A Thousand Calls Per Minute: The #InternetSlowdown Takes Off
The spinning wheel of death could become an all-too familiar sight if FCC Chairman Tom Wheeler ignores the major opposition to his plan to allow discrimination online. That’s why hundreds of businesses and thousands of public interest organizations are participating in today’s 24-hour Internet Slowdown: to show what a world without Net Neutrality would look like.
Participants are displaying a symbolic still-loading icon on their sites to express their support for strong open Internet protections. The icon links to actions pushing the White House and members of Congress to speak out — and urging Wheeler to drop his plan.
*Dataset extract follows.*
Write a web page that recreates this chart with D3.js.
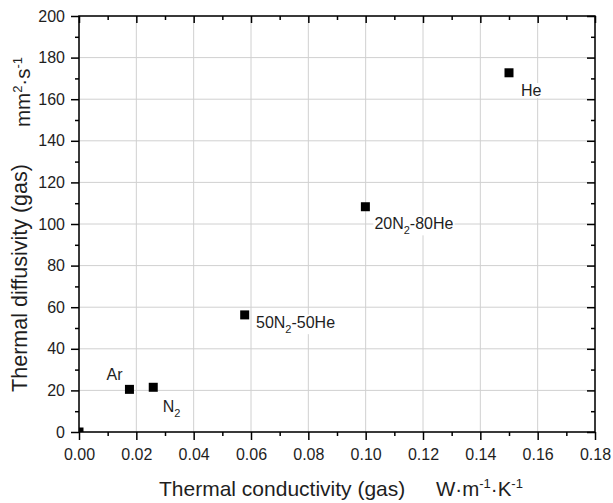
<!DOCTYPE html>
<html>
<head>
<meta charset="utf-8">
<script src="https://cdn.jsdelivr.net/npm/d3@7"></script>
<style>
  body { margin: 0; background: #fff; }
  svg { font-family: "Liberation Sans", Arial, sans-serif; }
</style>
</head>
<body>
<svg id="chart" width="613" height="503"></svg>
<script>
// data
const gases = ["", "Ar", "N2", "50N2-50He", "20N2-80He", "He"];
const conductivity = [0, 0.0176, 0.0259, 0.0578, 0.0999, 0.150];
const diffusivity = [0, 20.5, 21.5, 56.3, 108.3, 172.7];

const xTicks = [0, 0.02, 0.04, 0.06, 0.08, 0.10, 0.12, 0.14, 0.16, 0.18];
const xMinorTicks = [0.01, 0.03, 0.05, 0.07, 0.09, 0.11, 0.13, 0.15, 0.17];
const yTicks = [0, 20, 40, 60, 80, 100, 120, 140, 160, 180, 200];
const yMinorTicks = [10, 30, 50, 70, 90, 110, 130, 150, 170, 190];

const xTitle = "Thermal conductivity (gas)";
const yTitle = "Thermal diffusivity (gas)";
const xUnit = [["W·m", false], ["-1", true], ["·K", false], ["-1", true]];
const yUnit = [["mm", false], ["2", true], ["·s", false], ["-1", true]];

// label placement relative to the point centre (px)
const labelOffset = {
  "Ar": [-7, -9, "end"],
  "N2": [9.4, 24.4, "start"],
  "50N2-50He": [11.3, 12.7, "start"],
  "20N2-80He": [9, 22, "start"],
  "He": [12, 23.3, "start"]
};

const margin = {top: 16, right: 18, bottom: 71, left: 79};
const width = 613 - margin.left - margin.right;
const height = 503 - margin.top - margin.bottom;
const textColor = "#1e1e1e";

const svg = d3.select("#chart");
const g = svg.append("g").attr("transform", `translate(${margin.left},${margin.top})`);

const xScale = d3.scaleLinear().domain([0, 0.18]).range([0, width]);
const yScale = d3.scaleLinear().domain([0, 200]).range([height, 0]);

svg.append("defs").append("clipPath").attr("id", "plotClip")
  .append("rect").attr("width", width).attr("height", height);

// grid
g.append("g").selectAll("line").data(xTicks).join("line")
  .attr("x1", d => xScale(d)).attr("x2", d => xScale(d))
  .attr("y1", 0).attr("y2", height)
  .attr("stroke", "#d0d0d0").attr("stroke-width", 1);
g.append("g").selectAll("line").data(yTicks).join("line")
  .attr("y1", d => yScale(d)).attr("y2", d => yScale(d))
  .attr("x1", 0).attr("x2", width)
  .attr("stroke", "#d0d0d0").attr("stroke-width", 1);

// point labels with white background
const points = gases.map((name, i) => ({name: name, x: conductivity[i], y: diffusivity[i]}));
const labelGroup = g.append("g");
points.filter(d => d.name !== "").forEach(d => {
  const off = labelOffset[d.name];
  const text = labelGroup.append("text")
    .attr("x", xScale(d.x) + off[0])
    .attr("y", yScale(d.y) + off[1])
    .attr("text-anchor", off[2])
    .attr("font-size", 16)
    .attr("fill", textColor);
  // "N2" gets a subscript 2
  const parts = d.name.split("N2");
  let shifted = false;
  parts.forEach((part, i) => {
    if (part !== "") {
      const span = text.append("tspan").text(part);
      if (shifted) span.attr("dy", -5.6);
      shifted = false;
    }
    if (i < parts.length - 1) {
      text.append("tspan").text("N");
      text.append("tspan").attr("dy", 5.6).attr("font-size", 11).text("2");
      shifted = true;
    }
  });
  const box = text.node().getBBox();
  labelGroup.insert("rect", () => text.node())
    .attr("x", box.x - 1).attr("y", box.y + 1)
    .attr("width", box.width + 2).attr("height", box.height - 2)
    .attr("fill", "#fff");
});

// points
g.append("g").attr("clip-path", "url(#plotClip)")
  .selectAll("rect").data(points).join("rect")
  .attr("x", d => xScale(d.x) - 4.5)
  .attr("y", d => yScale(d.y) - 4.5)
  .attr("width", 9).attr("height", 9)
  .attr("fill", "#000");

// axes
function styleAxis(sel) {
  sel.attr("font-family", null).attr("font-size", 16);
  sel.select(".domain").remove();
  sel.selectAll("line").attr("stroke", "#000").attr("stroke-width", 1.5);
  sel.selectAll("text").attr("fill", textColor);
}
g.append("g").attr("transform", `translate(0,${height})`)
  .call(d3.axisBottom(xScale).tickValues(xTicks).tickFormat(d3.format(".2f")).tickSize(8).tickPadding(8.6))
  .call(styleAxis);
g.append("g").attr("transform", `translate(0,${height})`)
  .call(d3.axisBottom(xScale).tickValues(xMinorTicks).tickFormat("").tickSize(4))
  .call(styleAxis);
g.append("g")
  .call(d3.axisLeft(yScale).tickValues(yTicks).tickFormat(d3.format("d")).tickSize(8).tickPadding(6))
  .call(styleAxis);
g.append("g")
  .call(d3.axisLeft(yScale).tickValues(yMinorTicks).tickFormat("").tickSize(4))
  .call(styleAxis);
g.append("g")
  .call(d3.axisTop(xScale).tickValues(xTicks).tickFormat("").tickSize(-7))
  .call(styleAxis);
g.append("g")
  .call(d3.axisTop(xScale).tickValues(xMinorTicks).tickFormat("").tickSize(-4))
  .call(styleAxis);
g.append("g").attr("transform", `translate(${width},0)`)
  .call(d3.axisRight(yScale).tickValues(yTicks).tickFormat("").tickSize(-8))
  .call(styleAxis);
g.append("g").attr("transform", `translate(${width},0)`)
  .call(d3.axisRight(yScale).tickValues(yMinorTicks).tickFormat("").tickSize(-4))
  .call(styleAxis);

// the empty minor-tick labels are not needed
g.selectAll("text").filter(function() { return this.textContent === ""; }).remove();

g.append("rect")
  .attr("width", width).attr("height", height)
  .attr("fill", "none").attr("stroke", "#000").attr("stroke-width", 1.5);

// titles
function addUnit(text, parts) {
  parts.forEach((p, i) => {
    const span = text.append("tspan").text(p[0]);
    if (p[1]) span.attr("dy", -8).attr("font-size", 13);
    else if (i > 0 && parts[i - 1][1]) span.attr("dy", 8);
  });
}
svg.append("text")
  .attr("x", 159).attr("y", 496)
  .attr("font-size", 21).attr("fill", textColor)
  .text(xTitle);
const xu = svg.append("text")
  .attr("x", 436).attr("y", 496)
  .attr("font-size", 20.5).attr("fill", textColor);
addUnit(xu, xUnit);

svg.append("text")
  .attr("transform", "translate(27,278) rotate(-90)")
  .attr("text-anchor", "middle")
  .attr("font-size", 21.5).attr("fill", textColor)
  .text(yTitle);
const yu = svg.append("text")
  .attr("transform", "translate(30,92) rotate(-90)")
  .attr("text-anchor", "middle")
  .attr("font-size", 20.5).attr("fill", textColor);
addUnit(yu, yUnit);
</script>
</body>
</html>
And already the slowdown is generating 1,000 calls per minute to Congress.
The Free Press Action Fund teamed up with Demand Progress, Engine Advocacy and Fight for the Future to organize the protest — and the ACLU, Greenpeace USA, MoveOn and SumOfUs are among the many organizations signed on for today’s event.
Among the companies and websites on board are big names like Netflix, Tumblr, Etsy, Kickstarter, Mozilla, reddit, Dropbox and Upworthy.
We’re more than halfway through the slowdown — and already it’s making big waves:
Buzzfeed’s got the ultimate listicle: 18 reasons everything on the Net should be treated equally.
Vimeo has a great video featuring buffering and pixelated images — the kind of fare that could become standard in a post-Net Neutrality world.
Tumblr has an awesome video too.
Clickhole has activist koalas who are refusing to load.
Etsy has an embroidered spinning wheel.
Tons of people are tweeting, sharing images and blogging, and thousands are taking action.
Thanks for being part of this fight!